When I was spending all my time around someone who was deeply depressed, it was hard to avoid acting somewhat depressed, too. I found myself avoiding friends, because I didn’t want to tell the truth about my boyfriend. I found myself eating crap food all the time, because that’s what my depressed partner had been eating. I skipped out on good-for-you things, like exercise and family, that would have made me feel better.

9. I Hid A Lot


After a while, I wasn’t sure what to say to friends anymore. I was embarrassed about what my life had become. Even while living in the middle of New York City, I found myself hiding at home, hiding at work, becoming more like the partner I loved. Other people’s lives seemed unreal. Weddings, children, birthday parties, vacations — how could those happy things exist?

When I tried to think beyond the relationship, I could not. The more I isolated myself, the more dependent I became on the relationship for everything — not just love. I became too paralyzed to think of anything else.

10. Mood Swings Ruled My Life


When they were sad, I was sad. When they were happy, I was happy.

Unless I was worrying about their next downfall, or still hurt about something they did last time they were sad. It’s a vicious cycle, and even worse, it was out of my control.

11. I Forgot What It Was Like To Not Be Afraid All Of The Time


Any time I said the wrong thing, it felt like everything would fall apart. The stress would sit in my stomach like a bomb, and when things exploded, I thought, “Here it is.” Sometimes, I wished I could be in a normal relationship, arguing about dirty dishes or some other trivial thing. After dating a depressed partner for a while, I had a hard time even remembering what a normal relationship was like.

12. Eventually, I Became Depressed, Too


It’s not as easy to catch depression as it is to catch a cold, of course — but eventually, it spread to me. I felt my partners’ sadness. I felt sadness at what our relationship had become, sadness at what our lives has become. I didn’t know how to get out. Depression became my whole life. And somehow, I was still asking myself, “How did I become depressed?”

13. I Felt Bad For Complaining


I realize that yes, I just complained through this whole piece, and I’m not the one with depression.
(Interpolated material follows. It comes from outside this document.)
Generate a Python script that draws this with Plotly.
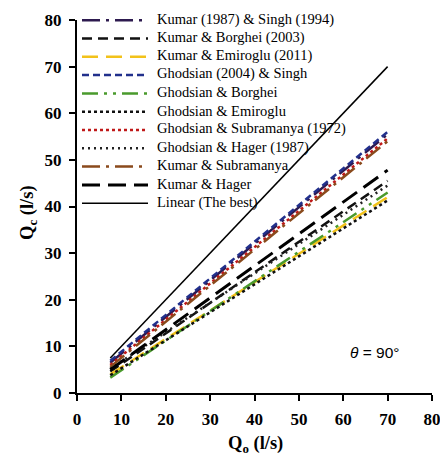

My partners have suffered from something very serious, something that requires medical help, something that was mostly out of their control. No one actually wants to be depressed.

But no one wants to date someone who is depressed, either. You love your partner in spite of their depression, fueled by the hope that someday they’ll get help, someday things will be better. Someday, things will be the way they used to be.

When you’re dating a depressed person, you may find yourself at a juncture where you’re facing down the two choices: to stick it out, or to leave. If you decide to stay, try to remember why you fell in love with them in the first place. No matter what, give them as much love as you can.

But you can’t ever stop loving yourself in the process. Try to remember what you love, who you are, and stayed focused on moving forward as much as possible in your own life. But as hard as you may try, know that it’s almost impossible to move someone else’s life forward, too. Only they can do that.